**MATERIAL PROVIDED**
Start

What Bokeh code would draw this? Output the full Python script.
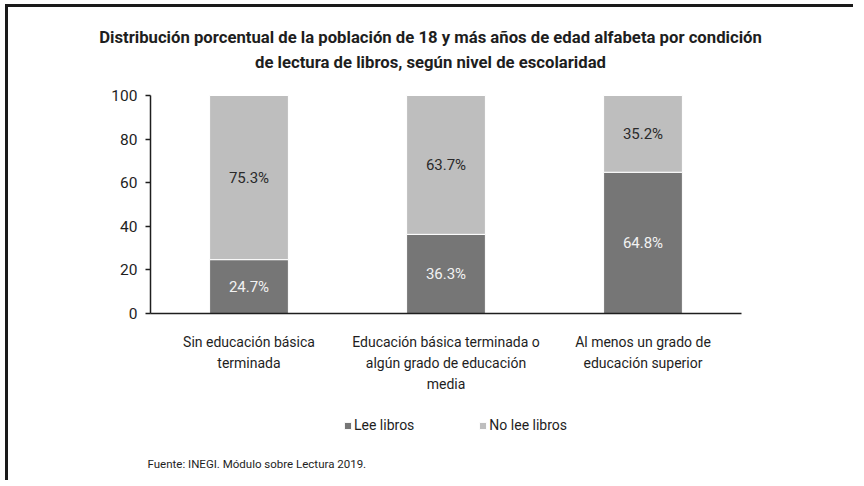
from bokeh.plotting import figure
from bokeh.models import (ColumnDataSource, Range1d, Label, LabelSet,
                          Legend, LegendItem, FixedTicker)
from bokeh.core.properties import value
from bokeh.embed import file_html
from bokeh.resources import INLINE

# ---- data ----
categories = ["Sin educación básica\nterminada",
              "Educación básica terminada o\nalgún grado de educación\nmedia",
              "Al menos un grado de\neducación superior"]
lee_libros = [24.7, 36.3, 64.8]
no_lee_libros = [75.3, 63.7, 35.2]
series_names = ["Lee libros", "No lee libros"]
y_ticks = [0, 20, 40, 60, 80, 100]
title_lines = ["Distribución porcentual de la población de 18 y más años de edad alfabeta por condición",
               "de lectura de libros, según nivel de escolaridad"]
source_text = "Fuente: INEGI. Módulo sobre Lectura 2019."

FONT = "Roboto"
DARK = "#767676"
LIGHT = "#bebebe"
TXT = "#1e1e1e"

W, H = 848, 476
# layout of the plotting area inside the canvas (pixels)
AX_LEFT, AX_RIGHT = 142, 733     # x pixel of category slots start / end
AX_TOP, AX_BOTTOM = 88, 306      # y pixel (from top) of value 100 / value 0
n = len(categories)
px_per_cat = (AX_RIGHT - AX_LEFT) / n
px_per_val = (AX_BOTTOM - AX_TOP) / 100.0

xpos = [i + 0.5 for i in range(n)]
src = ColumnDataSource(dict(
    x=xpos,
    lee=lee_libros,
    nolee=no_lee_libros,
    lee_mid=[v / 2 for v in lee_libros],
    nolee_mid=[a + b / 2 for a, b in zip(lee_libros, no_lee_libros)],
    lee_txt=[f"{v:.1f}%" for v in lee_libros],
    nolee_txt=[f"{v:.1f}%" for v in no_lee_libros],
))

p = figure(width=W, height=H, output_backend="svg", toolbar_location=None,
           x_range=Range1d(-AX_LEFT / px_per_cat, (W - AX_LEFT) / px_per_cat),
           y_range=Range1d(-(H - AX_BOTTOM) / px_per_val, 100 + AX_TOP / px_per_val),
           min_border=0)
p.title.visible = False
p.outline_line_color = None
p.xgrid.visible = False
p.ygrid.visible = False
p.background_fill_color = "white"
p.border_fill_color = "white"

rs = p.vbar_stack(["lee", "nolee"], x="x", width=0.4, color=[DARK, LIGHT],
                  line_color="white", line_width=1, source=src)

# axes, fixed inside the canvas
p.yaxis.fixed_location = 0
p.yaxis.bounds = (0, 100)
p.yaxis.ticker = FixedTicker(ticks=y_ticks)
p.yaxis.minor_tick_line_color = None
p.yaxis.major_tick_in = 0
p.yaxis.major_tick_out = 5
p.yaxis.axis_line_color = TXT
p.yaxis.axis_line_width = 1.5
p.yaxis.major_tick_line_color = TXT
p.yaxis.major_tick_line_width = 1.5
p.yaxis.major_label_text_font = FONT
p.yaxis.major_label_text_font_size = "15.5px"
p.yaxis.major_label_text_color = TXT
p.yaxis.major_label_standoff = 8

p.xaxis.fixed_location = 0
p.xaxis.bounds = (0, n)
p.xaxis.ticker = FixedTicker(ticks=xpos)
p.xaxis.major_label_overrides = {x: c for x, c in zip(xpos, categories)}
p.xaxis.axis_line_color = TXT
p.xaxis.axis_line_width = 1.5
p.xaxis.major_tick_line_color = None
p.xaxis.minor_tick_line_color = None
p.xaxis.major_label_text_font = FONT
p.xaxis.major_label_text_font_size = "14px"
p.xaxis.major_label_text_color = TXT
p.xaxis.major_label_text_line_height = 1.34
p.xaxis.major_label_standoff = 14

# bar value labels
p.add_layout(LabelSet(x="x", y="lee_mid", text="lee_txt", source=src,
                      text_align="center", text_baseline="middle",
                      text_font=value(FONT), text_font_size="15px", text_color="#f2f2f2"))
p.add_layout(LabelSet(x="x", y="nolee_mid", text="nolee_txt", source=src,
                      text_align="center", text_baseline="middle",
                      text_font=value(FONT), text_font_size="15px", text_color="#2a2a2a"))

# title lines (screen px from canvas bottom-left)
for line, yy in zip(title_lines, [H - 30, H - 55]):
    p.add_layout(Label(x=422, y=yy, x_units="screen", y_units="screen", text=line,
                       text_align="center", text_baseline="middle",
                       text_font=FONT, text_font_size="16.7px", text_font_style="bold",
                       text_color=TXT))

# source note
p.add_layout(Label(x=139, y=H - 456, x_units="screen", y_units="screen", text=source_text,
                   text_align="left", text_baseline="middle",
                   text_font=FONT, text_font_size="11.5px", text_color=TXT))

# legend
legend = Legend(items=[LegendItem(label=series_names[0], renderers=[rs[0]]),
                       LegendItem(label=series_names[1], renderers=[rs[1]])],
                orientation="horizontal", location=(335, H - 428),
                glyph_width=9, glyph_height=9, label_standoff=2, spacing=64,
                padding=0, margin=0, border_line_color=None,
                background_fill_alpha=0,
                label_text_font=FONT, label_text_font_size="14px",
                label_text_color=TXT, label_height=20)
p.add_layout(legend, "center")

p.styles = {"border-left": "3px solid #1a1a1a", "border-top": "3px solid #1a1a1a",
            "margin-left": "5px", "margin-top": "4px"}

open("out.html", "w").write(file_html(p, INLINE))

End

**REQUEST**
Skip the pictures, please, and transcribe only the lines from the beginning of the material through the one that contains "INEGI. Módulo sobre".

**EXPECTED ANSWER**
What Bokeh code would draw this? Output the full Python script.
from bokeh.plotting import figure
from bokeh.models import (ColumnDataSource, Range1d, Label, LabelSet,
                          Legend, LegendItem, FixedTicker)
from bokeh.core.properties import value
from bokeh.embed import file_html
from bokeh.resources import INLINE

# ---- data ----
categories = ["Sin educación básica\nterminada",
              "Educación básica terminada o\nalgún grado de educación\nmedia",
              "Al menos un grado de\neducación superior"]
lee_libros = [24.7, 36.3, 64.8]
no_lee_libros = [75.3, 63.7, 35.2]
series_names = ["Lee libros", "No lee libros"]
y_ticks = [0, 20, 40, 60, 80, 100]
title_lines = ["Distribución porcentual de la población de 18 y más años de edad alfabeta por condición",
               "de lectura de libros, según nivel de escolaridad"]
source_text = "Fuente: INEGI. Módulo sobre Lectura 2019."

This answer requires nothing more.